> _Your task_:
Skip all pictures, then copy the lines from the start of the data through the line with "colors = ['#ffff00', '#ff0000', '#00b4ff', '#80ff00']", keeping both ends.

> _Data_:
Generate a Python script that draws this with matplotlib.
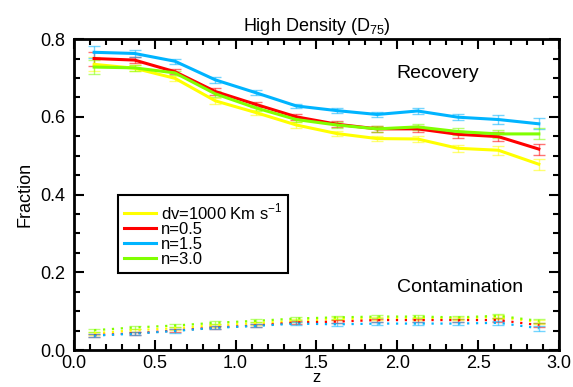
import numpy as np
import matplotlib.pyplot as plt
from matplotlib.ticker import MultipleLocator
from matplotlib.colors import to_rgba

plt.rcParams['font.family'] = ['Liberation Sans', 'DejaVu Sans']
plt.rcParams['mathtext.fontset'] = 'custom'
plt.rcParams['mathtext.rm'] = 'Liberation Sans'

# redshift bin centres
z = [0.125, 0.375, 0.625, 0.875, 1.125, 1.375, 1.625, 1.875, 2.125, 2.375, 2.625, 2.875]

labels = [r'dv=1000 Km s$^{-1}$', 'n=0.5', 'n=1.5', 'n=3.0']
colors = ['#ffff00', '#ff0000', '#00b4ff', '#80ff00']

# recovery fractions
rec_dv = [0.735, 0.725, 0.699, 0.641, 0.611, 0.579, 0.557, 0.544, 0.543, 0.519, 0.514, 0.478]
rec_n05 = [0.750, 0.746, 0.716, 0.665, 0.632, 0.600, 0.581, 0.569, 0.569, 0.555, 0.549, 0.517]
rec_n15 = [0.766, 0.763, 0.743, 0.695, 0.662, 0.628, 0.616, 0.606, 0.615, 0.599, 0.593, 0.582]
rec_n30 = [0.728, 0.726, 0.713, 0.659, 0.623, 0.593, 0.579, 0.569, 0.574, 0.562, 0.556, 0.556]

rec_err_dv = [0.018, 0.008, 0.006, 0.008, 0.007, 0.007, 0.007, 0.007, 0.007, 0.009, 0.011, 0.014]
rec_err_n05 = [0.018, 0.008, 0.006, 0.008, 0.007, 0.007, 0.007, 0.007, 0.007, 0.009, 0.011, 0.014]
rec_err_n15 = [0.015, 0.008, 0.006, 0.007, 0.006, 0.006, 0.006, 0.007, 0.007, 0.008, 0.011, 0.014]
rec_err_n30 = [0.017, 0.008, 0.006, 0.008, 0.007, 0.007, 0.007, 0.007, 0.007, 0.009, 0.011, 0.014]

# contamination fractions
con_dv = [0.043, 0.051, 0.056, 0.064, 0.069, 0.075, 0.080, 0.081, 0.082, 0.081, 0.085, 0.072]
con_n05 = [0.038, 0.043, 0.050, 0.058, 0.063, 0.071, 0.073, 0.077, 0.077, 0.077, 0.077, 0.064]
con_n15 = [0.037, 0.042, 0.049, 0.057, 0.062, 0.068, 0.066, 0.068, 0.068, 0.068, 0.070, 0.056]
con_n30 = [0.051, 0.058, 0.063, 0.070, 0.075, 0.081, 0.084, 0.086, 0.086, 0.084, 0.088, 0.075]
con_err = [0.004, 0.004, 0.004, 0.004, 0.004, 0.004, 0.004, 0.004, 0.004, 0.004, 0.005, 0.006]

recovery = [rec_dv, rec_n05, rec_n15, rec_n30]
rec_errs = [rec_err_dv, rec_err_n05, rec_err_n15, rec_err_n30]
contamination = [con_dv, con_n05, con_n15, con_n30]

fig = plt.figure(figsize=(5.73, 3.87), dpi=100)
ax = fig.add_axes([0.129, 0.0956, 0.8466, 0.8034])

handles = []
for rec, err, con, col, lab in zip(recovery, rec_errs, contamination, colors, labels):
    light = to_rgba(col, 0.55)
    ax.errorbar(z, rec, yerr=err, fmt='none', ecolor=light, elinewidth=1.0,
                capsize=4, capthick=1.0, zorder=2)
    h, = ax.plot(z, rec, color=col, lw=2.2, label=lab, zorder=3)
    handles.append(h)
    ax.errorbar(z, con, yerr=con_err, fmt='none', ecolor=light, elinewidth=1.0,
                capsize=4, capthick=1.0, zorder=2)
    ax.plot(z, con, color=col, lw=1.6, ls=(0, (1, 3)), zorder=3)

ax.set_xlim(0, 3.0)
ax.set_ylim(0, 0.8)
ax.xaxis.set_major_locator(MultipleLocator(0.5))
ax.xaxis.set_minor_locator(MultipleLocator(0.1))
ax.yaxis.set_major_locator(MultipleLocator(0.2))
ax.yaxis.set_minor_locator(MultipleLocator(0.05))
ax.xaxis.set_major_formatter(plt.FormatStrFormatter('%.1f'))
ax.yaxis.set_major_formatter(plt.FormatStrFormatter('%.1f'))
ax.tick_params(which='both', direction='in', top=True, right=True, width=1.5, labelsize=13)
ax.tick_params(which='major', length=7)
ax.tick_params(which='minor', length=4)
ax.tick_params(axis='y', pad=6)
for sp in ax.spines.values():
    sp.set_linewidth(2)

ax.set_xlabel('z', fontsize=12, labelpad=-1)
ax.set_ylabel('Fraction', fontsize=13, labelpad=5)
ax.set_title(r'High Density (D$_{75}$)', fontsize=13, pad=6)

ax.text(2.25, 0.712, 'Recovery', fontsize=14, ha='center', va='center')
ax.text(2.39, 0.162, 'Contamination', fontsize=14, ha='center', va='center')

leg = ax.legend(handles=handles, loc='upper left', bbox_to_anchor=(0.091, 0.497),
                fontsize=12, frameon=True, fancybox=False, handlelength=1.9,
                handletextpad=0.3, labelspacing=0.0, borderpad=0.35,
                borderaxespad=0)
leg.get_frame().set_edgecolor('black')
leg.get_frame().set_linewidth(1.5)
leg.get_frame().set_alpha(1)

fig.savefig('out.png', dpi=100)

> _Response_:
Generate a Python script that draws this with matplotlib.
import numpy as np
import matplotlib.pyplot as plt
from matplotlib.ticker import MultipleLocator
from matplotlib.colors import to_rgba

plt.rcParams['font.family'] = ['Liberation Sans', 'DejaVu Sans']
plt.rcParams['mathtext.fontset'] = 'custom'
plt.rcParams['mathtext.rm'] = 'Liberation Sans'

# redshift bin centres
z = [0.125, 0.375, 0.625, 0.875, 1.125, 1.375, 1.625, 1.875, 2.125, 2.375, 2.625, 2.875]

labels = [r'dv=1000 Km s$^{-1}$', 'n=0.5', 'n=1.5', 'n=3.0']
colors = ['#ffff00', '#ff0000', '#00b4ff', '#80ff00']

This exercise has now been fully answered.